Abstract

A small drop (∼10μl) of water exhibits critical speeding dynamics on an inclined super-hydrophobic pillared surface, in that it moves very slowly at first, but speeds up rapidly after a critical velocity is reached. During the mobile phase, some of the natural vibration modes of the drops are self-excited on a pillared surface, but not on a smooth hydrophobic surface. Additional experiments were carried out with glycerin and the solutions of water and glycerin that allowed their density and surface tension to be held more or less constant, while their viscosity could be varied.

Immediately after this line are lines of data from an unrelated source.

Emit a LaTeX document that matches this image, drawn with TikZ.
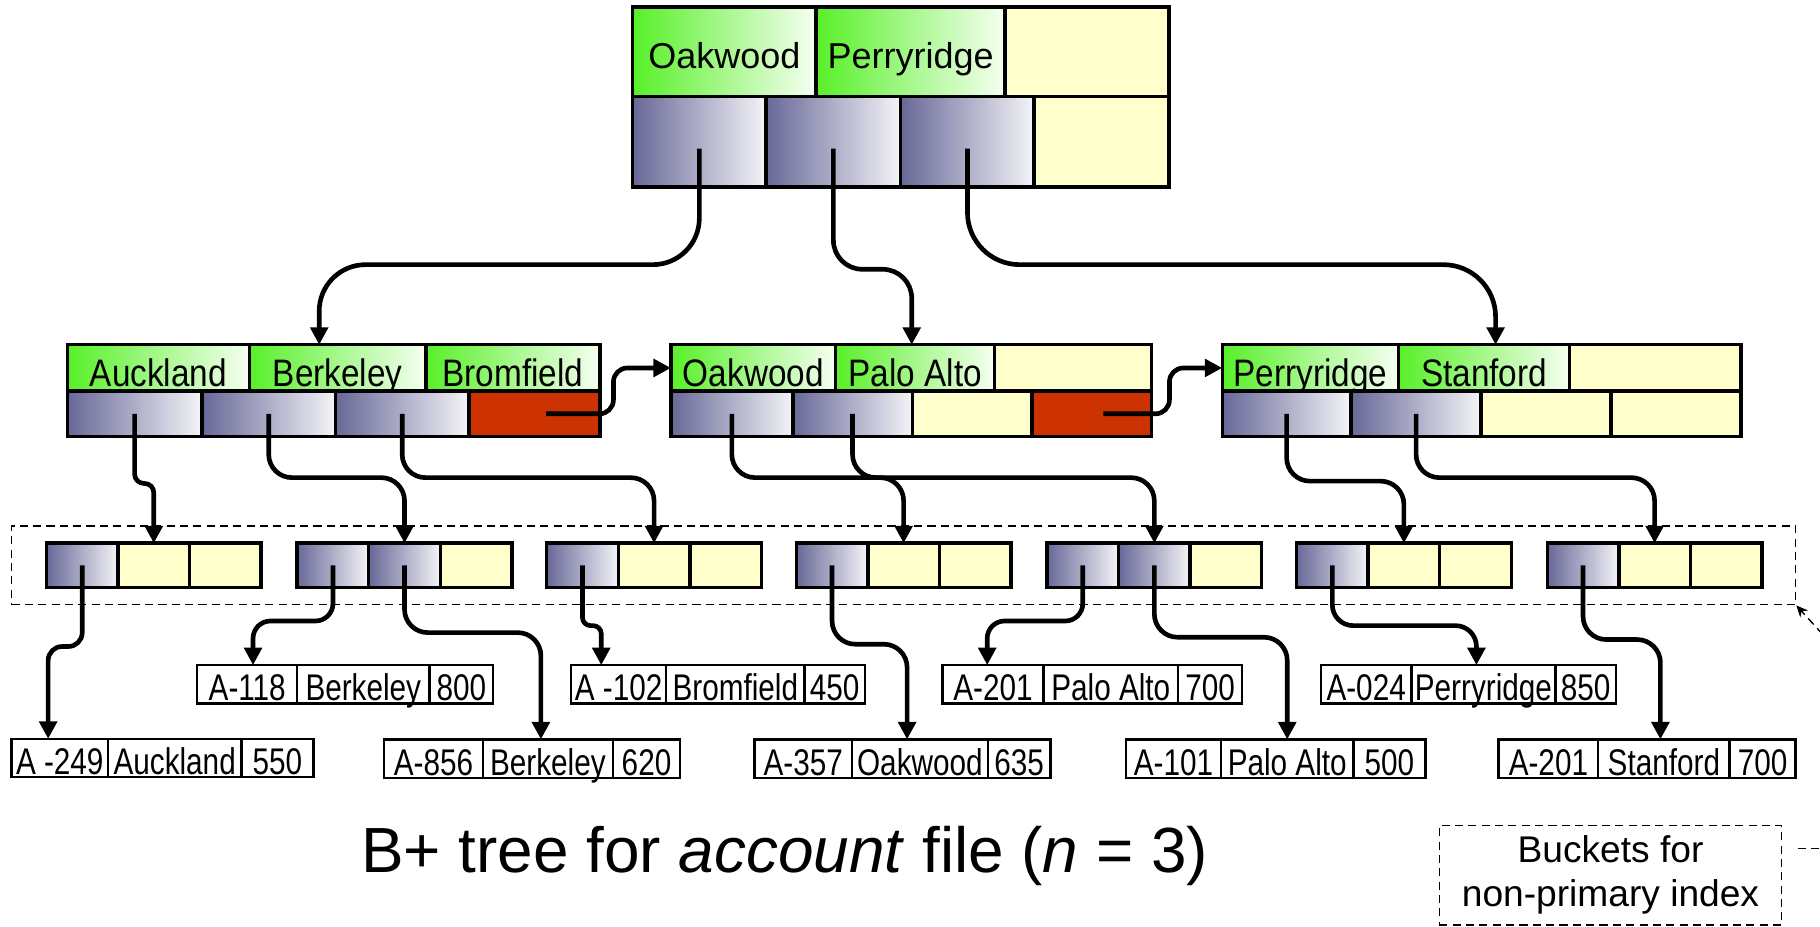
\documentclass[tikz,border=0pt]{standalone}
\usepackage{fontspec}
\setmainfont{Liberation Sans}
\newfontfamily\rootkeyfont{Liberation Sans}
\newfontfamily\nodekeyfont[FakeStretch=0.87]{Liberation Sans}
\newfontfamily\recordfont[FakeStretch=0.8]{Liberation Sans}
\usetikzlibrary{arrows.meta}

\definecolor{ptrdark}{RGB}{104,104,152}
\definecolor{ptrlight}{RGB}{244,244,248}
\definecolor{keygreen}{RGB}{88,240,40}
\definecolor{keywhite}{RGB}{246,255,242}
\definecolor{emptycell}{RGB}{255,255,204}
\definecolor{nextptr}{RGB}{204,51,0}

\begin{document}
\begin{tikzpicture}[x=1pt,y=-1pt,
  cell/.style={draw, line width=3pt, inner sep=0pt, outer sep=0pt, anchor=west},
  keyfill/.style={left color=keygreen, right color=keywhite},
  ptrfill/.style={left color=ptrdark, right color=ptrlight},
  emptyfill/.style={fill=emptycell},
  nextfill/.style={fill=nextptr},
  rootkey/.style={cell, minimum height=77pt, font=\rootkeyfont\fontsize{31}{36}\selectfont, text height=28.8pt, text depth=0pt},
  rootptr/.style={cell, minimum height=78pt},
  nodekey/.style={cell, minimum height=40pt, font=\nodekeyfont\fontsize{33}{38}\selectfont, text height=31.2pt, text depth=0pt},
  nodeptr/.style={cell, minimum height=39pt},
  bucketcell/.style={cell, minimum width=61.67pt, minimum height=38pt},
  rec/.style={draw, line width=2pt, inner sep=0pt, outer sep=0pt, anchor=west, minimum height=33pt, font=\recordfont\fontsize{32}{36}\selectfont, text height=28.8pt, text depth=0pt},
  conn/.style={line width=4pt, -{Triangle[length=15pt,width=15pt]}, rounded corners=#1},
  conn/.default=18pt,
  note/.style={line width=1.2pt, dash pattern=on 7pt off 4.5pt},
]
\useasboundingbox (0,0) rectangle (1568,798.6);

% ---------- root node ----------
\node[rootkey,keyfill,minimum width=158pt] (rk1) at (545,44.5) {Oakwood};
\node[rootkey,keyfill,minimum width=163pt] (rk2) at (rk1.east) {Perryridge};
\node[rootkey,emptyfill,minimum width=141pt] (rk3) at (rk2.east) {};
\node[rootptr,ptrfill,minimum width=115pt] (rp1) at (545,122) {};
\node[rootptr,ptrfill,minimum width=116pt] (rp2) at (rp1.east) {};
\node[rootptr,ptrfill,minimum width=115pt] (rp3) at (rp2.east) {};
\node[rootptr,emptyfill,minimum width=116pt] (rp4) at (rp3.east) {};

% ---------- leaf level of the tree ----------
\node[nodekey,keyfill,minimum width=157pt] (l1k1) at (58,317) {Auckland};
\node[nodekey,keyfill,minimum width=152pt] (l1k2) at (l1k1.east) {Berkeley};
\node[nodekey,keyfill,minimum width=150pt] (l1k3) at (l1k2.east) {Bromfield};
\node[nodeptr,ptrfill,minimum width=116pt] (l1p1) at (58,356.5) {};
\node[nodeptr,ptrfill,minimum width=115pt] (l1p2) at (l1p1.east) {};
\node[nodeptr,ptrfill,minimum width=115pt] (l1p3) at (l1p2.east) {};
\node[nodeptr,nextfill,minimum width=113pt] (l1p4) at (l1p3.east) {};

\node[nodekey,keyfill,minimum width=142pt] (l2k1) at (578,317) {Oakwood};
\node[nodekey,keyfill,minimum width=137pt] (l2k2) at (l2k1.east) {Palo Alto};
\node[nodekey,emptyfill,minimum width=135pt] (l2k3) at (l2k2.east) {};
\node[nodeptr,ptrfill,minimum width=105pt] (l2p1) at (578,356.5) {};
\node[nodeptr,ptrfill,minimum width=103pt] (l2p2) at (l2p1.east) {};
\node[nodeptr,emptyfill,minimum width=103pt] (l2p3) at (l2p2.east) {};
\node[nodeptr,nextfill,minimum width=103pt] (l2p4) at (l2p3.east) {};

\node[nodekey,keyfill,minimum width=152pt] (l3k1) at (1053,317) {Perryridge};
\node[nodekey,keyfill,minimum width=147pt] (l3k2) at (l3k1.east) {Stanford};
\node[nodekey,emptyfill,minimum width=148pt] (l3k3) at (l3k2.east) {};
\node[nodeptr,ptrfill,minimum width=111pt] (l3p1) at (1053,356.5) {};
\node[nodeptr,ptrfill,minimum width=112pt] (l3p2) at (l3p1.east) {};
\node[nodeptr,emptyfill,minimum width=112pt] (l3p3) at (l3p2.east) {};
\node[nodeptr,emptyfill,minimum width=112pt] (l3p4) at (l3p3.east) {};

% ---------- buckets ----------
\node[note,draw,minimum width=1537pt,minimum height=68pt,inner sep=0pt] (region) at (778.5,487) {};

\node[bucketcell,ptrfill] (b1a) at (40,487) {};
\node[bucketcell,emptyfill] (b1b) at (b1a.east) {};
\node[bucketcell,emptyfill] (b1c) at (b1b.east) {};
\node[bucketcell,ptrfill] (b2a) at (256,487) {};
\node[bucketcell,ptrfill] (b2b) at (b2a.east) {};
\node[bucketcell,emptyfill] (b2c) at (b2b.east) {};
\node[bucketcell,ptrfill] (b3a) at (471,487) {};
\node[bucketcell,emptyfill] (b3b) at (b3a.east) {};
\node[bucketcell,emptyfill] (b3c) at (b3b.east) {};
\node[bucketcell,ptrfill] (b4a) at (686,487) {};
\node[bucketcell,emptyfill] (b4b) at (b4a.east) {};
\node[bucketcell,emptyfill] (b4c) at (b4b.east) {};
\node[bucketcell,ptrfill] (b5a) at (902,487) {};
\node[bucketcell,ptrfill] (b5b) at (b5a.east) {};
\node[bucketcell,emptyfill] (b5c) at (b5b.east) {};
\node[bucketcell,ptrfill] (b6a) at (1117,487) {};
\node[bucketcell,emptyfill] (b6b) at (b6a.east) {};
\node[bucketcell,emptyfill] (b6c) at (b6b.east) {};
\node[bucketcell,ptrfill] (b7a) at (1333,487) {};
\node[bucketcell,emptyfill] (b7b) at (b7a.east) {};
\node[bucketcell,emptyfill] (b7c) at (b7b.east) {};

% ---------- account records ----------
\node[rec,minimum width=86pt] (r118a) at (170,589.5) {A-118};
\node[rec,minimum width=114pt] (r118b) at (r118a.east) {Berkeley};
\node[rec,minimum width=55pt] (r118c) at (r118b.east) {800};

\node[rec,minimum width=82pt] (r102a) at (492,589.5) {A -102};
\node[rec,minimum width=119pt] (r102b) at (r102a.east) {Bromfield};
\node[rec,minimum width=52pt] (r102c) at (r102b.east) {450};

\node[rec,minimum width=87pt] (r201pa) at (812,589.5) {A-201};
\node[rec,minimum width=116pt] (r201pb) at (r201pa.east) {Palo Alto};
\node[rec,minimum width=55pt] (r201pc) at (r201pb.east) {700};

\node[rec,minimum width=78pt] (r024a) at (1138,589.5) {A-024};
\node[rec,minimum width=124pt] (r024b) at (r024a.east) {Perryridge};
\node[rec,minimum width=52pt] (r024c) at (r024b.east) {850};

\node[rec,minimum width=83pt] (r249a) at (10,653) {A -249};
\node[rec,minimum width=115pt] (r249b) at (r249a.east) {Auckland};
\node[rec,minimum width=62pt] (r249c) at (r249b.east) {550};

\node[rec,minimum width=85pt] (r856a) at (331,653.5) {A-856};
\node[rec,minimum width=112pt] (r856b) at (r856a.east) {Berkeley};
\node[rec,minimum width=58pt] (r856c) at (r856b.east) {620};

\node[rec,minimum width=84pt] (r357a) at (650,653.5) {A-357};
\node[rec,minimum width=117pt] (r357b) at (r357a.east) {Oakwood};
\node[rec,minimum width=54pt] (r357c) at (r357b.east) {635};

\node[rec,minimum width=82pt] (r101a) at (970,653.5) {A-101};
\node[rec,minimum width=114pt] (r101b) at (r101a.east) {Palo Alto};
\node[rec,minimum width=62pt] (r101c) at (r101b.east) {500};

\node[rec,minimum width=86pt] (r201sa) at (1291,653.5) {A-201};
\node[rec,minimum width=113pt] (r201sb) at (r201sa.east) {Stanford};
\node[rec,minimum width=57pt] (r201sc) at (r201sb.east) {700};

% ---------- root pointers ----------
\draw[conn=40pt] ([yshift=-6pt]rp1.center) -- ++(0,100) -| ([xshift=-16pt]l1k2.north);
\draw[conn=25pt] ([yshift=-6pt]rp2.center) -- ++(0,104) -| ([xshift=-3pt]l2k2.north);
\draw[conn=45pt] ([yshift=-6pt]rp3.center) -- ++(0,100) -| ([xshift=10pt]l3k2.north);

% ---------- leaf pointers to buckets ----------
\draw[conn=8pt] (l1p1.center) -- ++(0,60) -| (b1b.north);
\draw[conn=20pt] (l1p2.center) -- ++(0,55) -| (b2b.north);
\draw[conn=20pt] (l1p3.center) -- ++(0,55) -| (b3b.north);
\draw[conn=20pt] (l2p1.center) -- ++(0,55) -| (b4b.north);
\draw[conn=20pt] (l2p2.center) -- ++(0,55) -| (b5b.north);
\draw[conn=20pt] (l3p1.center) -- ++(0,58) -| (b6b.north);
\draw[conn=20pt] (l3p2.center) -- ++(0,55) -| (b7b.north);

% ---------- next-leaf pointers ----------
\draw[conn=12pt] ([xshift=10pt]l1p4.center) -- ++(58,0) |- (l2k1.west);
\draw[conn=12pt] ([xshift=10pt]l2p4.center) -- ++(57,0) |- (l3k1.west);

% ---------- bucket entries to records ----------
\draw[conn=12pt] (b1a.center) -- ++(0,70) -| ([xshift=-10pt]r249a.north);
\draw[conn=15pt] (b2a.center) -- ++(0,48) -| ([xshift=5pt]r118a.north);
\draw[conn=20pt] (b2b.center) -- ++(0,58) -| ([xshift=-6pt]r856b.north);
\draw[conn=7pt] (b3a.center) -- ++(0,52) -| ([xshift=-15pt]r102a.north);
\draw[conn=20pt] (b4a.center) -- ++(0,68) -| ([xshift=-11pt]r357b.north);
\draw[conn=15pt] (b5a.center) -- ++(0,48) -| ([xshift=-5pt]r201pa.north);
\draw[conn=20pt] (b5b.center) -- ++(0,62) -| (r101b.north);
\draw[conn=18pt] (b6a.center) -- ++(0,52) -| ([xshift=-6pt]r024b.north);
\draw[conn=20pt] (b7a.center) -- ++(0,64) -| ([xshift=-3pt]r201sb.north);

% ---------- caption and legend ----------
\node[anchor=base, font=\fontsize{55}{60}\selectfont] (title) at (676,752)
  {B+ tree for \textit{account} file (\textit{n} = 3)};

\node[note, draw, minimum width=295pt, minimum height=86pt, inner sep=0pt, align=center,
      font=\fontsize{32}{38}\selectfont] (bucketlbl) at (1387.5,754)
  {Buckets for\\non-primary index};

\coordinate (offr) at (1580,731);
\coordinate (offa) at (1578,555);
\draw[note] (bucketlbl.east) ++(13,-23) -- (offr);
\draw[note, -{Stealth[length=10pt,width=9pt]}] (offa) -- (region.south east);
\end{tikzpicture}
\end{document}
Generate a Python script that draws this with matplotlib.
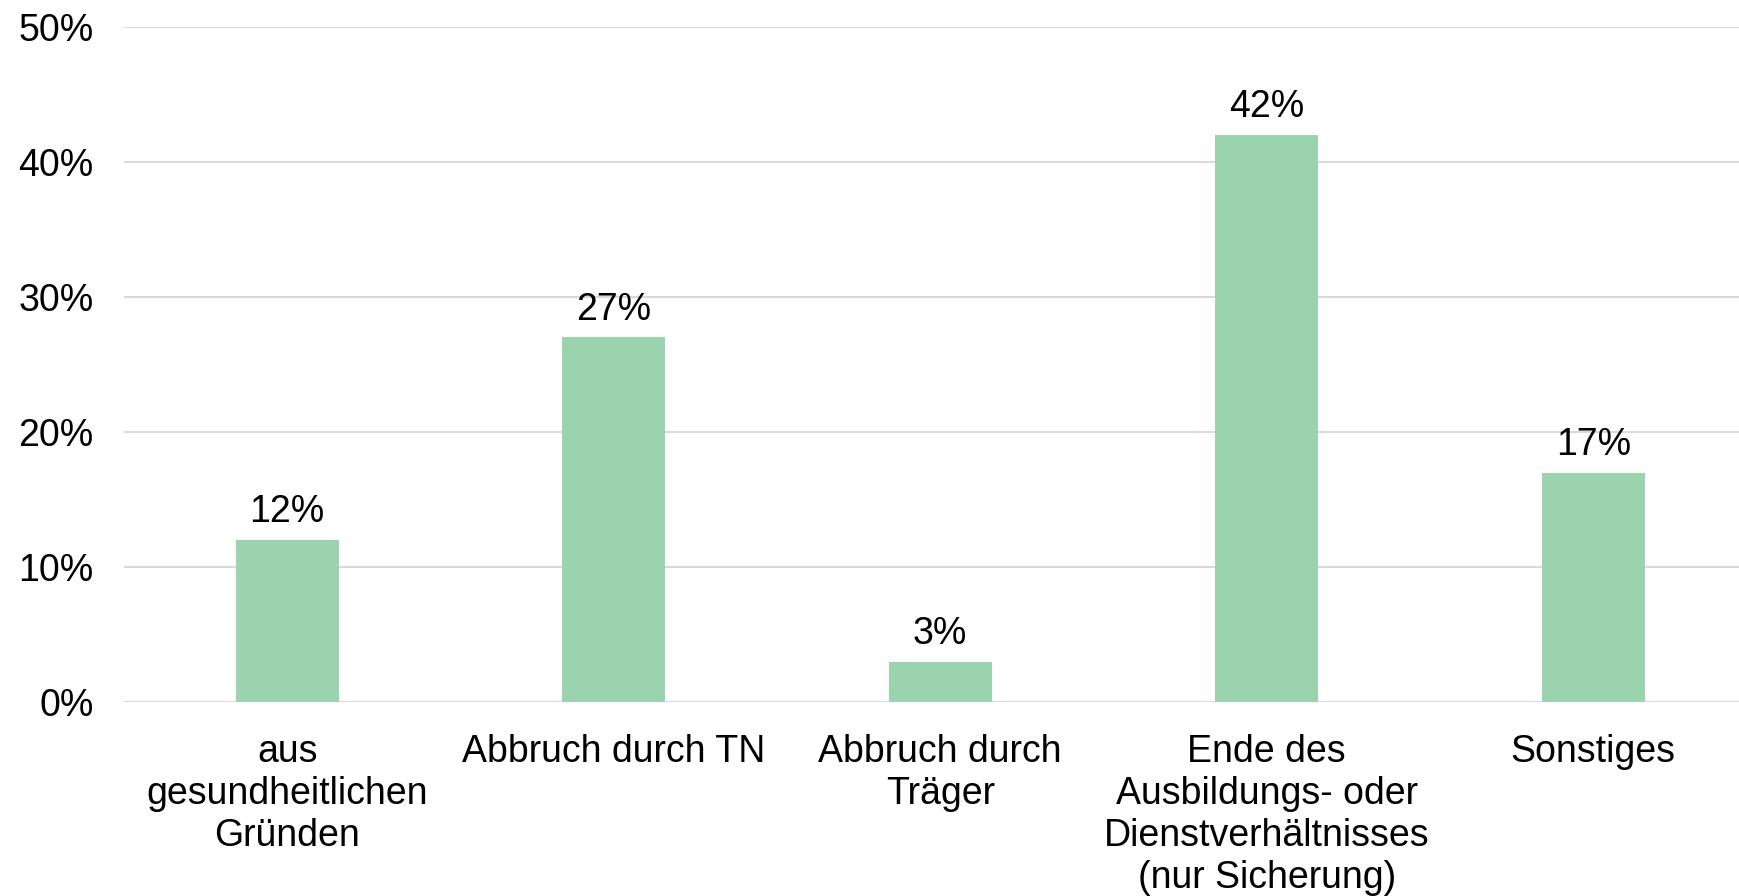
import numpy as np
import matplotlib
matplotlib.use("Agg")
import matplotlib.pyplot as plt

categories = ["aus\ngesundheitlichen\nGründen",
              "Abbruch durch TN",
              "Abbruch durch\nTräger",
              "Ende des\nAusbildungs- oder\nDienstverhältnisses\n(nur Sicherung)",
              "Sonstiges"]
values = [12, 27, 3, 42, 17]
yticks = [0, 10, 20, 30, 40, 50]

plt.rcParams['font.family'] = ['Liberation Sans', 'DejaVu Sans']
fs = 27

fig = plt.figure(figsize=(17.39, 8.96), dpi=100)
ax = fig.add_axes([124 / 1739, 194 / 896, 1632.5 / 1739, 675 / 896])

x = np.arange(len(categories))
ax.bar(x, values, width=0.315, color="#9BD3AE", zorder=3)
for xi, v in zip(x, values):
    ax.annotate("%d%%" % v, (xi, v), xytext=(0, 7), textcoords="offset points",
                ha="center", va="bottom", fontsize=fs, color="black")

ax.set_xlim(-0.5, 4.5)
ax.set_ylim(0, 50)
ax.set_yticks(yticks)
ax.set_yticklabels(["%d%%" % t for t in yticks], fontsize=fs)
ax.set_xticks(x)
ax.set_xticklabels(categories, fontsize=fs, linespacing=1.22, va="top")
ax.tick_params(axis="y", length=0, pad=22)
ax.tick_params(axis="x", length=0, pad=23)
ax.grid(axis="y", color="#D9D9D9", linewidth=1.5, zorder=0)
for s in ax.spines.values():
    s.set_visible(False)

fig.savefig("out.png", dpi=100)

The terminal velocities of these drops following the critical speeding did not exhibit the expected decrease with increasing viscosity, but showed a highly non-linear behavior, exhibiting a maximum at an intermediate viscosity. Any of these drops moves steadily on a sub-critically inclined pillared substrate when it is subjected to a mechanical noise, the dynamics of which is remarkably similar to that obtained from another designed experiment in which the drops were made to cross a physical barrier assisted by an external noise. The dynamics of the low viscosity (1mPa s to 5.3mPa s) drops are amenable to a Kramers-like transition rate in the low friction limit, although the overall dynamics is found to be sub-Arrhenius. This work highlights the importance of the fluctuation of a drop that is either self-excited or that induced by an external noise in its motion on a surface.